The 405 is a place where more than a few prefer “exercising” with some rounds at the indoor shooting range over bowling. Where 24,000 runners and walkers from around the nation and world step up for the Run to Remember, the OKC Memorial Marathon. Where you can be super-conservative or defiantly liberal, but if you’re both OSU fans, you’ll swap rounds of local craft beer while setting each other straight.

The Little Things

In the end, though, the ultimate reason to be happy in the 405 is us and what we do. Once a year, some of us hang a stadium chair in the crook of an elbow and scan for a good seat at Edlam, the gridiron rivalry between Edmond Santa Fe and Edmond North. On a day of reverence, a home cook may cheerfully wave away children pining for a tiny taste of peach cobbler before worship is over. Our magnificent weather inspires an awe exceeded only by our admiration for the resilient survivors among us when a twisting behemoth scrapes away a neighborhood.

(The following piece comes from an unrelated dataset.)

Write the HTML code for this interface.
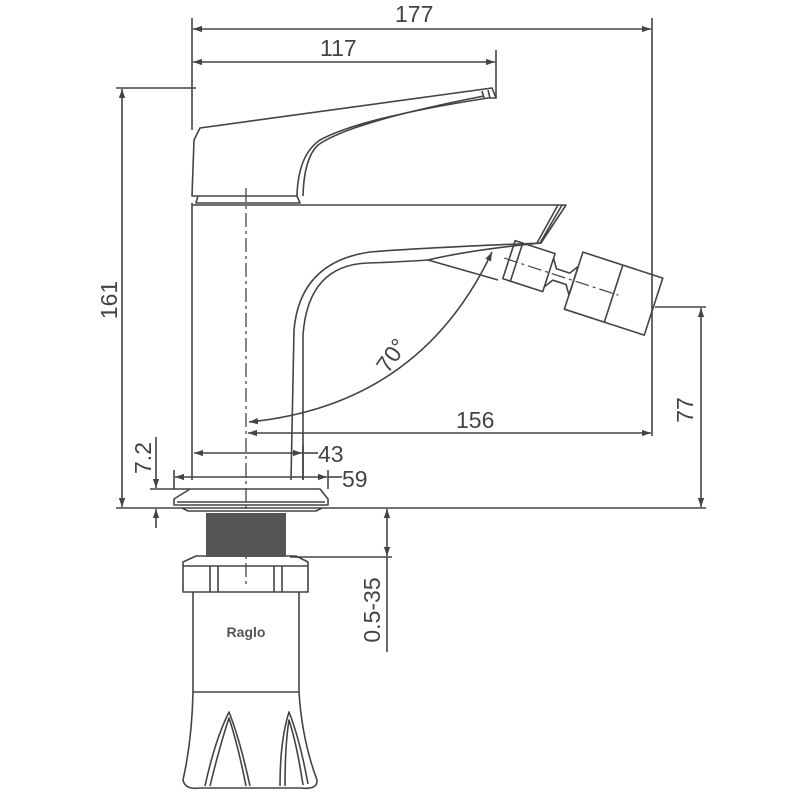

“We’ve got arts, we’ve got sports. We’ve got artists, we’ve got athletes. We have many people to support them and the city to support us.”       -Miki Kawamura, principal dancer, Oklahoma City Ballet

Ballet courtesy OKC Ballet

Friends in All Places

Our kind ranges from cable TV stars hooking on to the nationwide fascination with redneck reality (Newalla’s Don “Katt Daddy” Brewer of “Mudcats”) to one of the 100 richest people on the planet (Harold Hamm of Continental Resources). Wherever we stand along that spectrum, any small differences we have fade away once a year with the last of the summer heat. As fall’s staging crew arrives to swap out the colors of the leaves, we all gather in spirit at the State Fair, jab a white plastic fork into an Indian taco, look around and say, “Ain’t it great to live in the 405!”